On the same date the Department of Treasury / OFAC also published “General Licence No. 57A
Authorizing Certain Services Related to Vessel Emergencies”:
https://home.treasury.gov/system/files/126/russia_gl57a.pdf
Insureds considering participating in Price Cap Scheme cargoes are recommended to read these
documents.
Under the US Price Cap Scheme, it will be lawful for US persons to transport and provide services for
the transportation of Russian origin Crude oil and Petroleum Products to countries outside the EU /
G7 coalition provided that the price paid for the oil is at or less than the Price Cap from the point at
which the Crude Oil or Petroleum Product is sold by a Russian entity for maritime transport until the
first landed sale after passing customs clearance in a jurisdiction other than the Russian Federation.
If, however, after clearing customs, the Russian oil or Russian Petroleum Products are taken back out
on the water (i.e., using maritime transport) without being substantially transformed outside of the
Russian Federation, the price cap still applies.
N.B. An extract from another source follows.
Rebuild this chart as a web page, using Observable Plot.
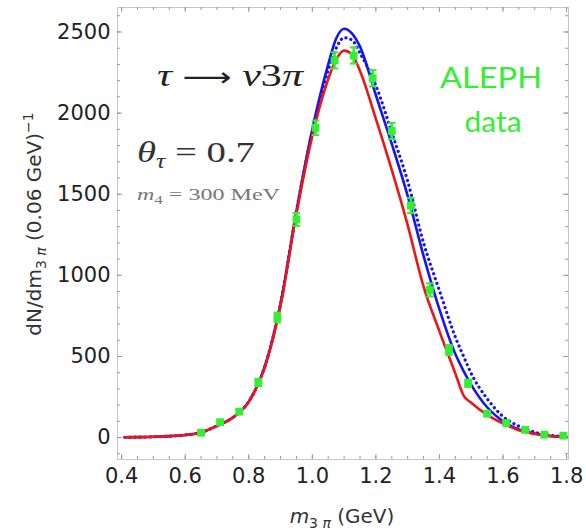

Shipowners and service providers must take certain steps to check the price of the Crude Oil or
Petroleum Product for this period. The nature of those steps depends on the proximity of a party to
the sale contract with those having access to the price subject to more onerous obligations. For this
purpose, the EU/ G7 coalition deems parties engaged in the oil shipment to fall into one of three
“Tiers”. More extensive checks are expected of those falling within the definition of a Tier 1 Actor
than those of a Tier 2 or 3 Actor. Tier 3 Actors are those without direct access to information on the
price of a cargo and will include P&I Insurers and shipowners. Charterers may also be considered a
Tier 3 Actor but could also be a Tier 2 Actor or even a Tier 1 Actor depending on their proximity to
and their knowledge of the sale contract.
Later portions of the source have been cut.